Hotel Room Blocks: How to Negotiate Smart
Reserve room blocks at the venue hotel plus one budget alternative nearby. Aim for a courtesy block (no financial obligation) rather than a guaranteed block, where you're on the hook for unbooked rooms.
Negotiating tips:
- Ask for 10–15% off published rates
- Request complimentary upgrades for the couple and parents
- Negotiate a welcome reception space or discounted room rental
- Confirm the cutoff date, typically 30 days before the wedding. Remind guests twice before it lapses
- Get every concession in writing
Provide a direct booking link or group code on your website so guests don't have to call.
Working Across Time Zones
Coordinating with vendors who may be 6–12 hours ahead is the hidden challenge of destination planning. Make it manageable:
Pick one overlapping window (e.g., 7–9 a.m. your time) for calls and protect it on your calendar. Use WhatsApp or Voxer. These are global standards and let you leave voice notes asynchronously. Send weekly written summaries after every call to prevent translation drift. Use a shared Google Drive for contracts, mood boards, and vendor lists. Schedule monthly video check-ins with your local planner. Body language catches misunderstandings text doesn't.
Build in 48 hours of response buffer for any decision. International vendors often work 6-day weeks but observe different holidays.
Packing the Dress for Travel
Never check your wedding dress. Ever.
Before you fly
Call the airline 2 weeks ahead and confirm garment-bag closet policy. Most international carriers allow it in business or first class; some economy fares do too. Stuff sleeves and bodice with acid-free tissue paper to prevent creasing. Use a breathable garment bag, not plastic. Photograph the dress from every angle for insurance purposes.
At the airport
Arrive early and request closet hanging at the gate. If the closet is full, fold the dress into your carry-on between layers of tissue. Carry your veil and accessories in a separate small bag.
At the destination
Hang the dress immediately in a steamy bathroom for 30 minutes to release wrinkles. Arrange professional steaming with the hotel or a local seamstress for the day before the wedding, never the morning of.
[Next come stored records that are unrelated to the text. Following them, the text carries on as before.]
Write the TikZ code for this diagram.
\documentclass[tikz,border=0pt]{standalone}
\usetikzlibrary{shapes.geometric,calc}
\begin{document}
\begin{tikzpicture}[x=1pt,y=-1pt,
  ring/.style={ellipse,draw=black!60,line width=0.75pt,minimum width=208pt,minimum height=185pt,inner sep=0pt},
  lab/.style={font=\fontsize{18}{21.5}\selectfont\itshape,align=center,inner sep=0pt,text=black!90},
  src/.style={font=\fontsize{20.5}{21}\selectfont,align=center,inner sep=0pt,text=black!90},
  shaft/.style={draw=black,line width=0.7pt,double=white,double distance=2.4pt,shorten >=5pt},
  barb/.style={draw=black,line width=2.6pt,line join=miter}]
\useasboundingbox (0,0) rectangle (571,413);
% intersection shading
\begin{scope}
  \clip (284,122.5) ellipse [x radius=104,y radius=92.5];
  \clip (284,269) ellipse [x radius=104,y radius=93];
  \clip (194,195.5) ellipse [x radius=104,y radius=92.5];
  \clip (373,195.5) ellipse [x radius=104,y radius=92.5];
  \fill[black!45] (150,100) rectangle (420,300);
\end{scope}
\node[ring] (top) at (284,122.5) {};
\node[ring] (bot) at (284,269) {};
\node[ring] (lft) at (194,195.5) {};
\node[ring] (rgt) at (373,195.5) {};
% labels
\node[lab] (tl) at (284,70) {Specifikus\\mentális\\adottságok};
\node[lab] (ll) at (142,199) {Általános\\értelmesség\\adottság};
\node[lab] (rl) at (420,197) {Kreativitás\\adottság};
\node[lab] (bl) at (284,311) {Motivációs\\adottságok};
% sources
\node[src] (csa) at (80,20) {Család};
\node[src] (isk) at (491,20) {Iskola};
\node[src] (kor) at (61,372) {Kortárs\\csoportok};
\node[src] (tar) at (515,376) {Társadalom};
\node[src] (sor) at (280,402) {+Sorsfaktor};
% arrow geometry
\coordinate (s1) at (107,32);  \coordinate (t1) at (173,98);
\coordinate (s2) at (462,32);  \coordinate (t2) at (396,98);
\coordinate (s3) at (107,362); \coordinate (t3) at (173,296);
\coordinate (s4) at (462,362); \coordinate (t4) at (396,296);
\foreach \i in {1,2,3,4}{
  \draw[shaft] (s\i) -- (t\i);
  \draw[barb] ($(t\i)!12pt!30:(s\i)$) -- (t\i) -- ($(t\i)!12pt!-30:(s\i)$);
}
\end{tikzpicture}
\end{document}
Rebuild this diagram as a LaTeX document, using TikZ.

Day-Of Coordination Essentials
Even with a planner, you need a day-of system. Create a master timeline document with vendor contacts, scheduled arrival times, and backup plans. Share it with your planner, maid of honor, and best man.
Assign a point person who is not your planner to wrangle family questions. Your planner should be executing logistics, not directing your aunt to her seat.
Prepare an emergency kit with stain remover, safety pins, double-sided tape, blister bandages, pain reliever, sewing kit, extra earring backs, and a phone charger with the correct outlet adapter.
Finally, build in 20 minutes of solo time with your partner before the ceremony or during the reception. After 18 months of planning, you've earned it.
Final Thought
A destination wedding rewards the organized. Follow this checklist, lean on your local planner, communicate generously with guests, and protect your dress like it's your firstborn. You'll walk down that aisle calm, confident, and ready to celebrate.